Translation:Finally we pay the man.

August 30, 2014



We finally pay the man rejected...


Why do some adverbs end in the "t" but others (like this one) do not?


So, final and finally are both endelig? It does not change?


Why does the "vi" come after the "betaler" in this? Would this not make it "Finally do we pay the man"?


Not necessarily. This phrase is just what inversion looks like Danish. I guess it is so that if we have anything but the noun for the first word, we put the noun after the verb which comes second. You can compare the thing to German and see the same.


"in the end we pay the man" - perfectly good English - not accepted why?


to any German speaker: I have German heritage on my dad's side, my best friends dad is also strongly german and my other best friends speaks german. however on my mum's side I have several people killed by Nazis in WW2. would it be a good and respective thing to learn german and betray my mum's side? I need anyone to help. any advice even. is german easy or hard?

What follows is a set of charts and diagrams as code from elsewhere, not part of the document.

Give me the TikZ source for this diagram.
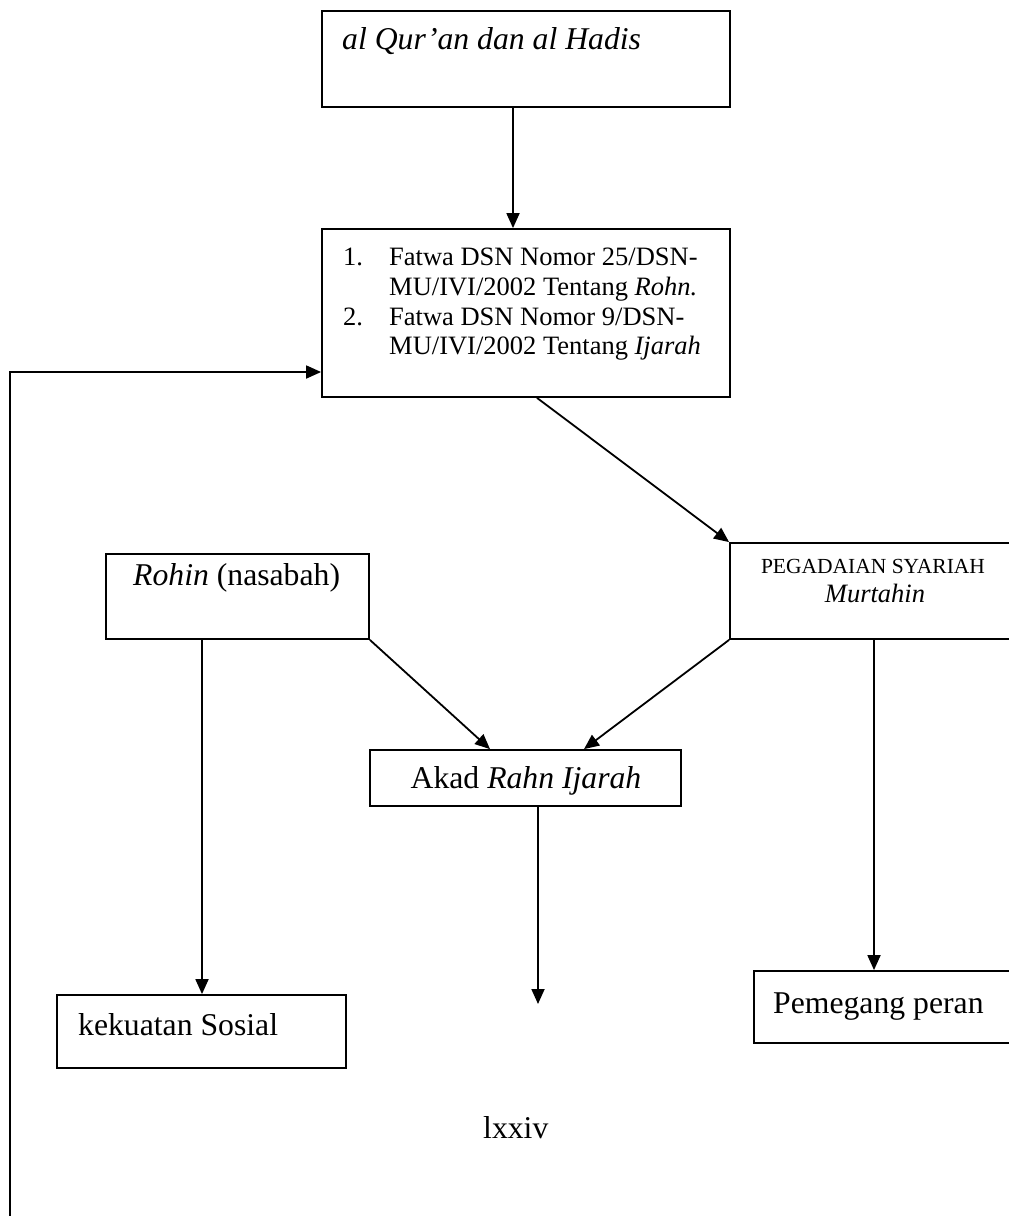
\documentclass[tikz,border=0pt]{standalone}
\usepackage{fontspec}
\setmainfont{Liberation Serif}
\usetikzlibrary{arrows.meta}
\begin{document}
\begin{tikzpicture}[x=1pt,y=-1pt,
  box/.style={draw,line width=1.8pt,rectangle,inner sep=0pt},
  con/.style={line width=1.8pt,-{Triangle[length=15pt,width=13pt]}},
  big/.style={font=\fontsize{31.7}{36}\selectfont,inner sep=0pt,anchor=base west},
  mid/.style={font=\fontsize{26.5}{30}\selectfont,inner sep=0pt,anchor=base west},
]
\useasboundingbox (0,0) rectangle (1009,1216);
\fill[white] (0,0) rectangle (1009,1216);
\clip (0,0) rectangle (1009,1216);
% boxes
\node[box,minimum width=408pt,minimum height=96pt] (quran) at (526,59) {};
\node[box,minimum width=408pt,minimum height=168pt] (fatwa) at (526,313) {};
\node[box,minimum width=263pt,minimum height=85pt] (rohin) at (237.5,596.5) {};
\node[box,minimum width=300pt,minimum height=96pt] (peg) at (880,591) {};
\node[box,minimum width=311pt,minimum height=56pt] (akad) at (525.5,778) {};
\node[box,minimum width=289pt,minimum height=73pt] (kek) at (201.5,1031.5) {};
\node[box,minimum width=276pt,minimum height=72pt] (pem) at (892,1007) {};
% texts
\node[big,font=\fontsize{31.7}{36}\selectfont\itshape] (tquran) at (342,49) {al Qur’an dan al Hadis};
\node[mid] (n1) at (343,265) {1.};
\node[mid] (f1) at (389,265) {Fatwa DSN Nomor 25/DSN-};
\node[mid] (f2) at (389,295) {MU/IVI/2002 Tentang \textit{Rohn.}};
\node[mid] (n2) at (343,325) {2.};
\node[mid] (f3) at (389,325) {Fatwa DSN Nomor 9/DSN-};
\node[mid] (f4) at (389,354) {MU/IVI/2002 Tentang \textit{Ijarah}};
\node[big] (trohin) at (133,585) {\textit{Rohin} (nasabah)};
\node[inner sep=0pt,anchor=base,font=\fontsize{21.5}{25}\selectfont] (tpeg) at (873,573) {PEGADAIAN SYARIAH};
\node[inner sep=0pt,anchor=base,font=\fontsize{26.5}{30}\selectfont\itshape] (tmur) at (875,602) {Murtahin};
\node[big,anchor=base] (takad) at (526,788) {Akad \textit{Rahn Ijarah}};
\node[big] (tkek) at (78,1035) {kekuatan Sosial};
\node[big] (tpem) at (773,1013) {Pemegang peran};
\node[big] (page) at (483,1138) {lxxiv};
% connectors
\coordinate (lb) at (10,1216);
\coordinate (akadend) at (538,1004);
\draw[con] (513,0 |- quran.south) -- (513,0 |- fatwa.north);
\draw[con] (lb) |- (fatwa.west |- 0,372);
\draw[con] (537,0 |- fatwa.south) -- (peg.north west);
\draw[con] (202,0 |- rohin.south) -- (202,0 |- kek.north);
\draw[con] (rohin.south east) -- (490,0 |- akad.north);
\draw[con] (peg.south west) -- (584,0 |- akad.north);
\draw[con] (874,0 |- peg.south) -- (874,0 |- pem.north);
\draw[con] (538,0 |- akad.south) -- (akadend);
\end{tikzpicture}
\end{document}
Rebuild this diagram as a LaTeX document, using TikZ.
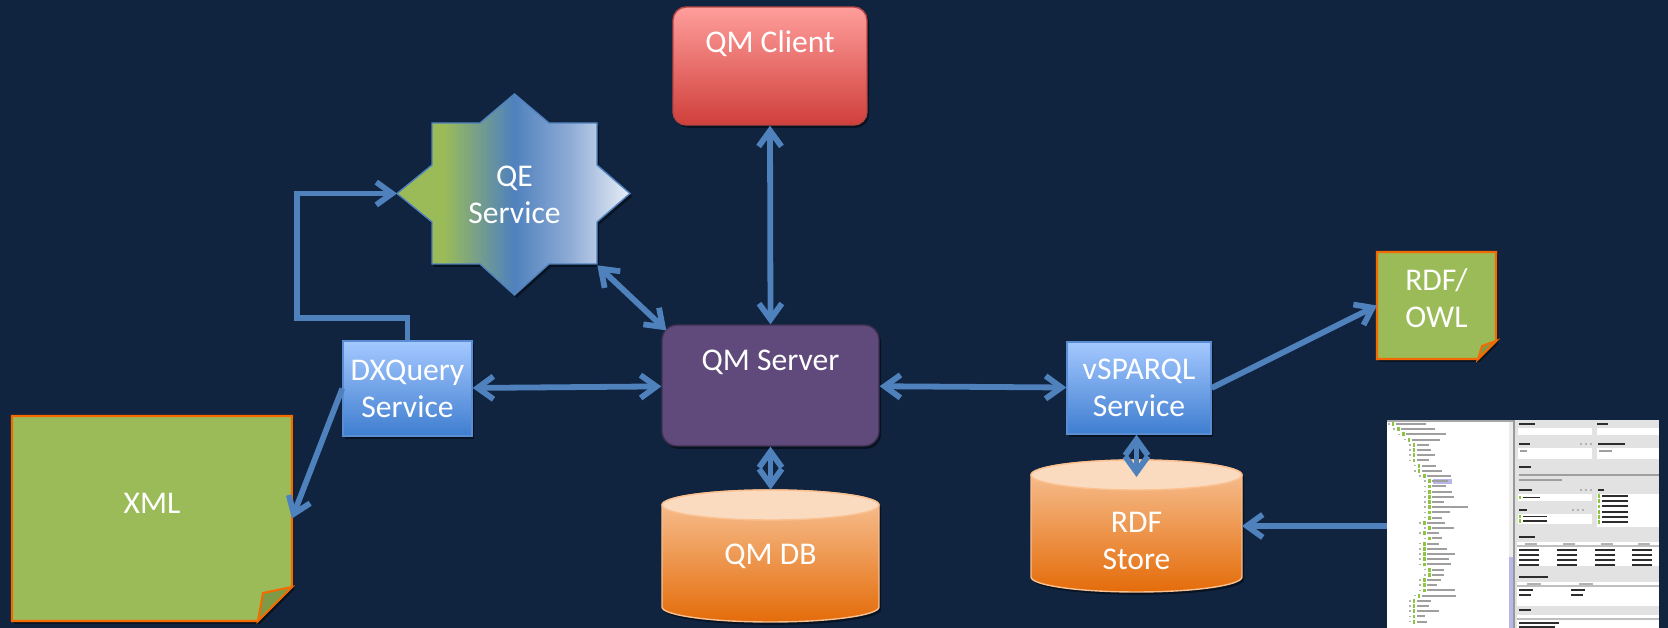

Although I don't see how learning German would be "betraying your mum's side" (The German Nazi party may have predominantly spoken German, but that doesn't mean speaking German makes someone a Nazi), I think this question would be better suited to the German discussion page rather than a Danish sentence discussion. (On the website, on the bar at the top, click on "Discussions" and then "New Discussion" and under "Discussion Topic" select "German" and ask the question there. But again, I don't understand how learning a language would be seen as betrayal just because a certain group of people spoke it.